En fuite devant la Gestapo

Ernst Kaufmann et sa femme « aryenne » étaient de plus en plus marginalisés et victimes d'actes hostiles. Fin septembre 1944, Ernst Kaufmann n'a pas vu d'autre issue que la clandestinité. La Gestapo le surveillait de près. Peut-être, étant néo-apostolique depuis 1923, avait-il aussi entendu parler du sort de son ami et frère en la foi de Dortmund, Harry Fränkel. Celui-ci avait déjà été assassiné à Auschwitz à ce moment-là.

De fin septembre 1944 à mi-avril 1945, Ernst Kaufmann a trouvé refuge chez des amis. Plusieurs familles l'avaient accueilli à cette époque, le cachant dans leurs appartements souvent exigus, partageant avec lui leurs maigres rations alimentaires. Il a d'abord été hébergé par son ami Karl Beyersdorf à Dortmund, puis par Natalie et Bernhard Becker à Lünen. Depuis fin novembre 1944, il se cachait chez Hilde Meier et ses parents à Dortmund-Hörde. Sa dernière cachette était dans la famille d'Helene et August John.

Sauvé, mais brisé

Aucun des voisins ne devait remarquer quoi que ce soit. Le fait d'être découvert aurait signifié pour lui une mort certaine, et les délateurs guettaient partout. Seuls les changements fréquents et dangereux ont empêché qu'il soit découvert. Ce n'est que lorsque les troupes américaines sont arrivées que Kaufmann a osé sortir de sa cachette.

Il a ainsi pu échapper à l'arrestation par la Gestapo et à la mort dans un camp d'extermination. Mais Ernst Kaufmann était depuis longtemps malade et pauvre. Lorsque la décision d'indemnisation est enfin tombée, le 16 juin 1955, il était trop tard pour lui, car il était décédé 13 jours plus tôt, à l'âge de 78 ans.

Le réseau des sauveteurs

Qui étaient ses sauveteurs ? Il s'agissait de tout un réseau de plusieurs familles et de complices. Tous appartenaient à son Église. Les registres de l'Église et les documents d'état civil le prouvent.

La direction de l'Église était informée de l'opération de sauvetage, comme le rapportent des membres de la famille et des compagnons de route. Il y avait tout d'abord l'apôtre de district Hermann Dietrich Magney qui, de son vivant, avait promis son soutien. Et pendant l'opération de sauvetage, c'est son successeur, Peter Kuhlen, qui a œuvré.

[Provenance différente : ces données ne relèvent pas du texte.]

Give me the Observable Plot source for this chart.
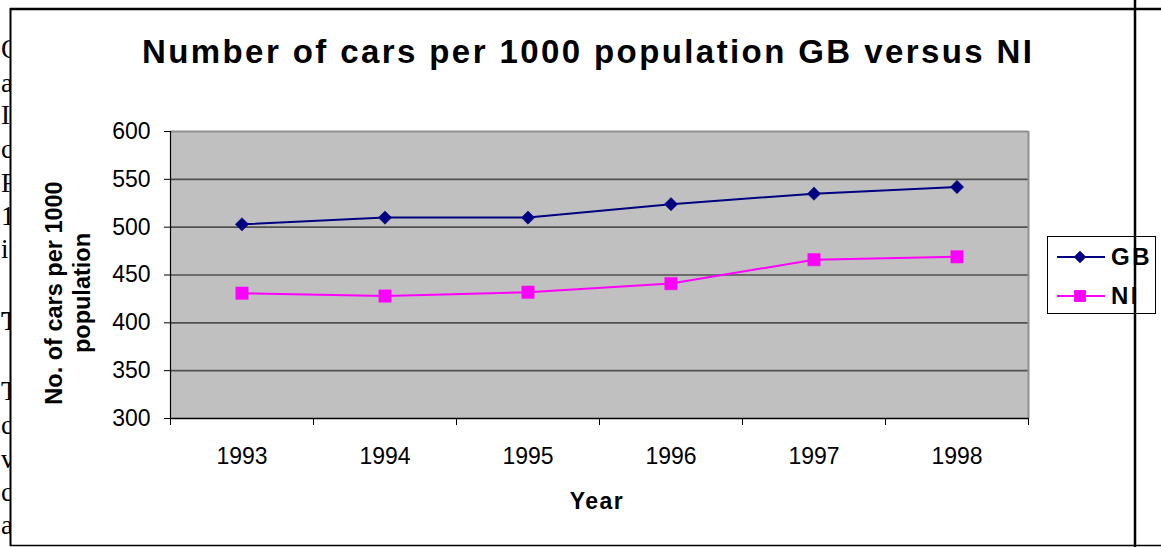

Les sauveteurs avaient mis leur vie en jeu pour leur frère en la foi. Sa découverte aurait mis leur vie en danger. C'est à leur sauvetage, une forme de résistance (Rettungswiderstand, littéralement sauvetage et résistance civile, NdT, le terme technique désignant cette forme de courage civil), qu'Ernst Kaufmann doit sa survie.

Une présentation détaillée du destin d'Ernst Kaufmann se trouve dans le livre « Inszenierte Loyalitäten ? Die Neuapostolische Kirche in der NS-Zeit. Berlin 2020 » du Dr Karl-Peter Krauss, qui a trouvé un écho très favorable auprès des spécialistes(« Loyautés mises en scène ? L'Église néo-apostolique à l'époque nazie. Berlin 2020 », Note du Traducteur). Les travaux préparatoires de cette biographie ont été réalisés par le professeur Günter Törner.